SET EXERCISE: Using the data below, gather each line that includes the word "React".

>> START

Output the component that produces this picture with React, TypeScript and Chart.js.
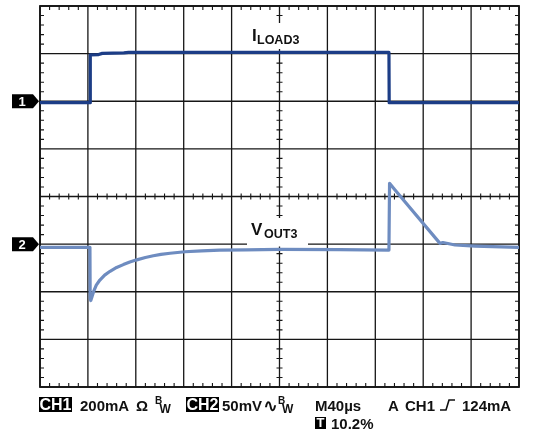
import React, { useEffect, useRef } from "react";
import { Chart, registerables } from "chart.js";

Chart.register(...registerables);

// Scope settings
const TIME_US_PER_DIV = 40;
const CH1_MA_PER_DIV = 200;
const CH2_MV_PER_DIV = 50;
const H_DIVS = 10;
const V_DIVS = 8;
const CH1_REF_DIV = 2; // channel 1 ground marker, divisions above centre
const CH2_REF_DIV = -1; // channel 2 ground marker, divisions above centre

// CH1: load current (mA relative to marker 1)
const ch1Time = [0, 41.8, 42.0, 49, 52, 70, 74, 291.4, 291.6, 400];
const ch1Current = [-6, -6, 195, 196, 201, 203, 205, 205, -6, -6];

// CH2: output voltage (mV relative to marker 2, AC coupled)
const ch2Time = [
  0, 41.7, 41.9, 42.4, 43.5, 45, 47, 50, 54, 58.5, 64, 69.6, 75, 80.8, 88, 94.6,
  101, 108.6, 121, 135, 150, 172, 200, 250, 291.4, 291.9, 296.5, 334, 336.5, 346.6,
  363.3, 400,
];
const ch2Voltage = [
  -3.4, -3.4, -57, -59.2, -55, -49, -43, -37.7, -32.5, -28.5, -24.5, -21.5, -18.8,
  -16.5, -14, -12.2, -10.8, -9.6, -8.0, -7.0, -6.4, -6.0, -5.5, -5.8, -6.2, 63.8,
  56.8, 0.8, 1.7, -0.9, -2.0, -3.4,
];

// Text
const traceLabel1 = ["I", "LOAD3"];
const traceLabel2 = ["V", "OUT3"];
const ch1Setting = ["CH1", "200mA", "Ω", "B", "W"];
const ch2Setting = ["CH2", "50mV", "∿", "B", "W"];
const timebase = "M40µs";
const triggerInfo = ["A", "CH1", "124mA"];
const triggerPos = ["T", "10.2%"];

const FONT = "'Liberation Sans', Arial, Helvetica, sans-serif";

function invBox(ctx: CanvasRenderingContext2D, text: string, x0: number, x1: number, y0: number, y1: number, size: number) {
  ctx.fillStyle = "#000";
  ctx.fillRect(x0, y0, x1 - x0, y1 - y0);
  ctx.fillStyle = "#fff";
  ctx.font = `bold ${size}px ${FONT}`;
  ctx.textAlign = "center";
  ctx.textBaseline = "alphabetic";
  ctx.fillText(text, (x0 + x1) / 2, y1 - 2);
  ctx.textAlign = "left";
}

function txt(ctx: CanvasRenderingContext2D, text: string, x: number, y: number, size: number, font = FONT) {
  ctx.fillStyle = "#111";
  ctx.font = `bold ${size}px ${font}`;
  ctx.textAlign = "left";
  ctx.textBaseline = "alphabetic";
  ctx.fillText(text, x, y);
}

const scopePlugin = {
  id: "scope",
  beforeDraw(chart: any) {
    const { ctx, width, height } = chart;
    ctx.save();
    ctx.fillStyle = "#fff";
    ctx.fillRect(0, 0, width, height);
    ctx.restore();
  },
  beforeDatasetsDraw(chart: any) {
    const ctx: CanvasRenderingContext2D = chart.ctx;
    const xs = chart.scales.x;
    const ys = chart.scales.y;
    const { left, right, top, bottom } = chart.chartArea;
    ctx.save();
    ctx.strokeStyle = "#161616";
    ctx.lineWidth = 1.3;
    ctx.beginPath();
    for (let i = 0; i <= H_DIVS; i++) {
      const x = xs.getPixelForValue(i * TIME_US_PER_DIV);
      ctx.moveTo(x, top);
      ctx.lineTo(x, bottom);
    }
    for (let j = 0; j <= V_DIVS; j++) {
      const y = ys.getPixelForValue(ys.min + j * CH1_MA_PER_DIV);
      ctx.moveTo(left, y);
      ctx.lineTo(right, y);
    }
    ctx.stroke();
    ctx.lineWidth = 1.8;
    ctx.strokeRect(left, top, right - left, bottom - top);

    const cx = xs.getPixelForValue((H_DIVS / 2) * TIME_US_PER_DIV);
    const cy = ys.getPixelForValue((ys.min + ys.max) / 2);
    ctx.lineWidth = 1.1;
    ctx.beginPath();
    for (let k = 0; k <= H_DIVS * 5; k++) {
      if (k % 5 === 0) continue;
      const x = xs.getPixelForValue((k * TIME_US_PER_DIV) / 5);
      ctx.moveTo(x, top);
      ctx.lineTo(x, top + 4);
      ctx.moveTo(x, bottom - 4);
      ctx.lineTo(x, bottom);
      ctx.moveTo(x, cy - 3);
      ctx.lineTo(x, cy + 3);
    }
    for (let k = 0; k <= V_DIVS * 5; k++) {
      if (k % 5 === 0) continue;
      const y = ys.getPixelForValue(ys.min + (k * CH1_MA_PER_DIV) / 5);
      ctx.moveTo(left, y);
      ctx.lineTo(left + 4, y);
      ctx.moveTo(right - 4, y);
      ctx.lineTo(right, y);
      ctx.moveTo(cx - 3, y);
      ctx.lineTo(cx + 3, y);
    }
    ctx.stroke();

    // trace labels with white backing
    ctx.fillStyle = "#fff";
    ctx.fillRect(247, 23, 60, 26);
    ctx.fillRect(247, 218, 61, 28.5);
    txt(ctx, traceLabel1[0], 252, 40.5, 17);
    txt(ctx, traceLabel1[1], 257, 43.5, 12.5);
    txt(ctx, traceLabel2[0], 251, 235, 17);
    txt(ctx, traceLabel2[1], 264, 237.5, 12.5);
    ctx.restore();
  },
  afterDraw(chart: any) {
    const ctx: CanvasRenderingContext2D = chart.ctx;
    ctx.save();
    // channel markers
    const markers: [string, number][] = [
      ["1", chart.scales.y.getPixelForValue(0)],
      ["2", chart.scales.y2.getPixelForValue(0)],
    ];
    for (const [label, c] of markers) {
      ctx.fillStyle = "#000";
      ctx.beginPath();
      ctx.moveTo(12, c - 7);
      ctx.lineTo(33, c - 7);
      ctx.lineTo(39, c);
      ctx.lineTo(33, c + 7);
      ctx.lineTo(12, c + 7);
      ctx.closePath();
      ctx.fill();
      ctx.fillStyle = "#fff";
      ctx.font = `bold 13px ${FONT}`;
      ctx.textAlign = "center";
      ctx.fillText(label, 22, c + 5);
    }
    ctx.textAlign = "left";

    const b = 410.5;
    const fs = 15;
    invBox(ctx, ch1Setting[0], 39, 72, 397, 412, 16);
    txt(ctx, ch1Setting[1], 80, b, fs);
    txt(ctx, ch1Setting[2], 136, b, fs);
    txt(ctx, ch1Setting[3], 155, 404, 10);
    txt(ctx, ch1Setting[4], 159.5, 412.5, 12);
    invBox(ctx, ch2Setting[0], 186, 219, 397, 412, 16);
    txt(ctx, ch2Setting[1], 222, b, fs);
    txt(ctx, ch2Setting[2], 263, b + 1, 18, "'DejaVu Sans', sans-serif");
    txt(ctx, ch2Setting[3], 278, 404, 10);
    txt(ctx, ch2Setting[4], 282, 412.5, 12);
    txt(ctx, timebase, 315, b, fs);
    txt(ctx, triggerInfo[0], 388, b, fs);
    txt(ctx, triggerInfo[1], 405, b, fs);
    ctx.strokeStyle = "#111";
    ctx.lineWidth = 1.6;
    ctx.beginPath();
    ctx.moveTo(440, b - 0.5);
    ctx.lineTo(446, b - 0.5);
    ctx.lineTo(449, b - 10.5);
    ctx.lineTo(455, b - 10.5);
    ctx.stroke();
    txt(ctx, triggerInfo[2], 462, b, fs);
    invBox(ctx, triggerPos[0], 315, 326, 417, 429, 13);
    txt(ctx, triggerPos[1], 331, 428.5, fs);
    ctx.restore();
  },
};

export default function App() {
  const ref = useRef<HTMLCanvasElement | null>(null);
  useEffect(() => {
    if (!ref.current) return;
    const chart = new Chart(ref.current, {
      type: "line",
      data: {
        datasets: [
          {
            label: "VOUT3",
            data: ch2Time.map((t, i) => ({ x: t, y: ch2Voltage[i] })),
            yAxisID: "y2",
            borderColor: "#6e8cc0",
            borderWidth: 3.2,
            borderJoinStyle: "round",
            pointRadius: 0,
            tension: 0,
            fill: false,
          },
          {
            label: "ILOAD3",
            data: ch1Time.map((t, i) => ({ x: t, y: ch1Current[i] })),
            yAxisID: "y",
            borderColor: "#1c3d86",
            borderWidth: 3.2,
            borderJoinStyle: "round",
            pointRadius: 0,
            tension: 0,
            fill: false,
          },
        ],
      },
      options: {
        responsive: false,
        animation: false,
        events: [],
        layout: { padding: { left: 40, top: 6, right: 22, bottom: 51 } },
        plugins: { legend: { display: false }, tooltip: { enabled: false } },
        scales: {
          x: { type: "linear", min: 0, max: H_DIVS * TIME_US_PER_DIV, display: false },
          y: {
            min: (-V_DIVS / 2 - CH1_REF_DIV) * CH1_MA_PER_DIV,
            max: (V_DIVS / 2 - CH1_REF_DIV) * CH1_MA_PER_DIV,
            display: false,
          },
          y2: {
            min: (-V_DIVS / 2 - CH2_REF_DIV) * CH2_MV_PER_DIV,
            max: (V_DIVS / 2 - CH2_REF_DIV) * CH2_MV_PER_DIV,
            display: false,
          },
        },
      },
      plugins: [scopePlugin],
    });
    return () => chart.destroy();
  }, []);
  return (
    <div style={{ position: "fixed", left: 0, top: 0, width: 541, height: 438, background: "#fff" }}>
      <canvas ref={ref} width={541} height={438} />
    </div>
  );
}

>> END

REPLY TO THE TASK:
Output the component that produces this picture with React, TypeScript and Chart.js.
import React, { useEffect, useRef } from "react";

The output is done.